## PROBLEM STATEMENT
Exclude the pictures and reproduce the remaining data exactly as written.
-- START OF SUPPLIED MATERIAL --
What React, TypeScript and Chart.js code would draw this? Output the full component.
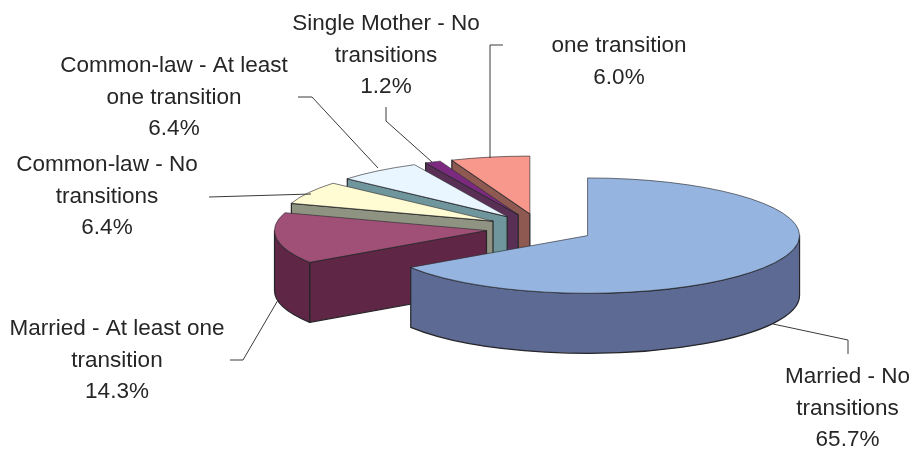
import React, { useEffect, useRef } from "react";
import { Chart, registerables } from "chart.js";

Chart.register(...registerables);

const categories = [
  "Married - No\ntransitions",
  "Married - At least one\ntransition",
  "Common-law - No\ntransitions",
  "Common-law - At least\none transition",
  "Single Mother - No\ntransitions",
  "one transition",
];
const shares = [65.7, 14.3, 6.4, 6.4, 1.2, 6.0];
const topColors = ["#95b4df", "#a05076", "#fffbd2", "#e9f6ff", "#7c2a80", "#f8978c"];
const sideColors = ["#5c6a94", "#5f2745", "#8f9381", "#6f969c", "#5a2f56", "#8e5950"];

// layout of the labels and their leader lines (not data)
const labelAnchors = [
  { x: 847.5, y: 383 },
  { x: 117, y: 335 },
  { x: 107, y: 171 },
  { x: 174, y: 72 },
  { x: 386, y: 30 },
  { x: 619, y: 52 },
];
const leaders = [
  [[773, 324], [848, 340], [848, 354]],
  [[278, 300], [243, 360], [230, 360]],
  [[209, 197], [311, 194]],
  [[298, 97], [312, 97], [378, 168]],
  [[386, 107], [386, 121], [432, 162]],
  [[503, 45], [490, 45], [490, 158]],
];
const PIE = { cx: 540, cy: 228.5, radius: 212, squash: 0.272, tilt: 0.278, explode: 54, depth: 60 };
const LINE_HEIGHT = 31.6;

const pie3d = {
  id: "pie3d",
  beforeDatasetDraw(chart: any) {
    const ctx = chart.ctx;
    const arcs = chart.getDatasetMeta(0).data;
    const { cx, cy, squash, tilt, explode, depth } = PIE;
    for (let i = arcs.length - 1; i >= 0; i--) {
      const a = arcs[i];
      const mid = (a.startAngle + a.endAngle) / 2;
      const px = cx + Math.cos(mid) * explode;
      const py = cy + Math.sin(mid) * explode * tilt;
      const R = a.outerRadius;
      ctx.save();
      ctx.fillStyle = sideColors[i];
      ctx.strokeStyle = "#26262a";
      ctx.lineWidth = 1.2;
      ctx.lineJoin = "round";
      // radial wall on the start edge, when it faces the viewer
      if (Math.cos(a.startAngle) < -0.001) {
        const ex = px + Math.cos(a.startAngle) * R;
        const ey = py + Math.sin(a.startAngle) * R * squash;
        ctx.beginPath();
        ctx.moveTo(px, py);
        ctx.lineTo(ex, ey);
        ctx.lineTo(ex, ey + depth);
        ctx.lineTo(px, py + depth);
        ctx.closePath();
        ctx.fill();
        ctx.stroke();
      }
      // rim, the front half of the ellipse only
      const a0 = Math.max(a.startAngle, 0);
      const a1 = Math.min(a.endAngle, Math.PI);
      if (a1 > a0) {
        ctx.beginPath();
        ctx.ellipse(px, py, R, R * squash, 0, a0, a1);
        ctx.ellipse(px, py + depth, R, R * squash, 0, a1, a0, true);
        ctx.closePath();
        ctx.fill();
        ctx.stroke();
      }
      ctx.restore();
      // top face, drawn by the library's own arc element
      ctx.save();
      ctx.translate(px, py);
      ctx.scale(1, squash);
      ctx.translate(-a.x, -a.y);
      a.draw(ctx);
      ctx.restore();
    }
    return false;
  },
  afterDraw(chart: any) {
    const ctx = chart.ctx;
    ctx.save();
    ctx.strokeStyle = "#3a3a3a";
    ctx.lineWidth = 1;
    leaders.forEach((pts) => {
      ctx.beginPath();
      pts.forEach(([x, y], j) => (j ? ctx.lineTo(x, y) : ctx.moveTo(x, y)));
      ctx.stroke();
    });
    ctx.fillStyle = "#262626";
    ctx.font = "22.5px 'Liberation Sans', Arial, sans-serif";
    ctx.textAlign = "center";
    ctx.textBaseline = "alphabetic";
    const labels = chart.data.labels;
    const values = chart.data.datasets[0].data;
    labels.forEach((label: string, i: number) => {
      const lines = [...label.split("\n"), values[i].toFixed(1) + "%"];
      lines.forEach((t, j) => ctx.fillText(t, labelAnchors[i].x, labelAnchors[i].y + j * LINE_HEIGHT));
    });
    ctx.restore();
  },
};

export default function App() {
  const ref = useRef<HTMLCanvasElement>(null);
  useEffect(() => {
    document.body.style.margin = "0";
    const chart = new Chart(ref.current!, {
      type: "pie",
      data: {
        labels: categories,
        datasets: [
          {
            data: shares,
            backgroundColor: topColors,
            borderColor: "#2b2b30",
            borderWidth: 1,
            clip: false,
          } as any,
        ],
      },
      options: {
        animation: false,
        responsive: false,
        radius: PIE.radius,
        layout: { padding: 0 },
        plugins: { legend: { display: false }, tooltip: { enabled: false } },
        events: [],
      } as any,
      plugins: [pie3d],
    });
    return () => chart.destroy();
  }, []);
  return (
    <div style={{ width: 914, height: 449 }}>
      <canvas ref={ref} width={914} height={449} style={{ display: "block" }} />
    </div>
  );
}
-- END OF SUPPLIED MATERIAL --
## COMPLETED EXERCISE
What React, TypeScript and Chart.js code would draw this? Output the full component.
import React, { useEffect, useRef } from "react";
import { Chart, registerables } from "chart.js";

Chart.register(...registerables);

const categories = [
  "Married - No\ntransitions",
  "Married - At least one\ntransition",
  "Common-law - No\ntransitions",
  "Common-law - At least\none transition",
  "Single Mother - No\ntransitions",
  "one transition",
];
const shares = [65.7, 14.3, 6.4, 6.4, 1.2, 6.0];
const topColors = ["#95b4df", "#a05076", "#fffbd2", "#e9f6ff", "#7c2a80", "#f8978c"];
const sideColors = ["#5c6a94", "#5f2745", "#8f9381", "#6f969c", "#5a2f56", "#8e5950"];

// layout of the labels and their leader lines (not data)
const labelAnchors = [
  { x: 847.5, y: 383 },
  { x: 117, y: 335 },
  { x: 107, y: 171 },
  { x: 174, y: 72 },
  { x: 386, y: 30 },
  { x: 619, y: 52 },
];
const leaders = [
  [[773, 324], [848, 340], [848, 354]],
  [[278, 300], [243, 360], [230, 360]],
  [[209, 197], [311, 194]],
  [[298, 97], [312, 97], [378, 168]],
  [[386, 107], [386, 121], [432, 162]],
  [[503, 45], [490, 45], [490, 158]],
];
const PIE = { cx: 540, cy: 228.5, radius: 212, squash: 0.272, tilt: 0.278, explode: 54, depth: 60 };
const LINE_HEIGHT = 31.6;

const pie3d = {
  id: "pie3d",
  beforeDatasetDraw(chart: any) {
    const ctx = chart.ctx;
    const arcs = chart.getDatasetMeta(0).data;
    const { cx, cy, squash, tilt, explode, depth } = PIE;
    for (let i = arcs.length - 1; i >= 0; i--) {
      const a = arcs[i];
      const mid = (a.startAngle + a.endAngle) / 2;
      const px = cx + Math.cos(mid) * explode;
      const py = cy + Math.sin(mid) * explode * tilt;
      const R = a.outerRadius;
      ctx.save();
      ctx.fillStyle = sideColors[i];
      ctx.strokeStyle = "#26262a";
      ctx.lineWidth = 1.2;
      ctx.lineJoin = "round";
      // radial wall on the start edge, when it faces the viewer
      if (Math.cos(a.startAngle) < -0.001) {
        const ex = px + Math.cos(a.startAngle) * R;
        const ey = py + Math.sin(a.startAngle) * R * squash;
        ctx.beginPath();
        ctx.moveTo(px, py);
        ctx.lineTo(ex, ey);
        ctx.lineTo(ex, ey + depth);
        ctx.lineTo(px, py + depth);
        ctx.closePath();
        ctx.fill();
        ctx.stroke();
      }
      // rim, the front half of the ellipse only
      const a0 = Math.max(a.startAngle, 0);
      const a1 = Math.min(a.endAngle, Math.PI);
      if (a1 > a0) {
        ctx.beginPath();
        ctx.ellipse(px, py, R, R * squash, 0, a0, a1);
        ctx.ellipse(px, py + depth, R, R * squash, 0, a1, a0, true);
        ctx.closePath();
        ctx.fill();
        ctx.stroke();
      }
      ctx.restore();
      // top face, drawn by the library's own arc element
      ctx.save();
      ctx.translate(px, py);
      ctx.scale(1, squash);
      ctx.translate(-a.x, -a.y);
      a.draw(ctx);
      ctx.restore();
    }
    return false;
  },
  afterDraw(chart: any) {
    const ctx = chart.ctx;
    ctx.save();
    ctx.strokeStyle = "#3a3a3a";
    ctx.lineWidth = 1;
    leaders.forEach((pts) => {
      ctx.beginPath();
      pts.forEach(([x, y], j) => (j ? ctx.lineTo(x, y) : ctx.moveTo(x, y)));
      ctx.stroke();
    });
    ctx.fillStyle = "#262626";
    ctx.font = "22.5px 'Liberation Sans', Arial, sans-serif";
    ctx.textAlign = "center";
    ctx.textBaseline = "alphabetic";
    const labels = chart.data.labels;
    const values = chart.data.datasets[0].data;
    labels.forEach((label: string, i: number) => {
      const lines = [...label.split("\n"), values[i].toFixed(1) + "%"];
      lines.forEach((t, j) => ctx.fillText(t, labelAnchors[i].x, labelAnchors[i].y + j * LINE_HEIGHT));
    });
    ctx.restore();
  },
};

export default function App() {
  const ref = useRef<HTMLCanvasElement>(null);
  useEffect(() => {
    document.body.style.margin = "0";
    const chart = new Chart(ref.current!, {
      type: "pie",
      data: {
        labels: categories,
        datasets: [
          {
            data: shares,
            backgroundColor: topColors,
            borderColor: "#2b2b30",
            borderWidth: 1,
            clip: false,
          } as any,
        ],
      },
      options: {
        animation: false,
        responsive: false,
        radius: PIE.radius,
        layout: { padding: 0 },
        plugins: { legend: { display: false }, tooltip: { enabled: false } },
        events: [],
      } as any,
      plugins: [pie3d],
    });
    return () => chart.destroy();
  }, []);
  return (
    <div style={{ width: 914, height: 449 }}>
      <canvas ref={ref} width={914} height={449} style={{ display: "block" }} />
    </div>
  );
}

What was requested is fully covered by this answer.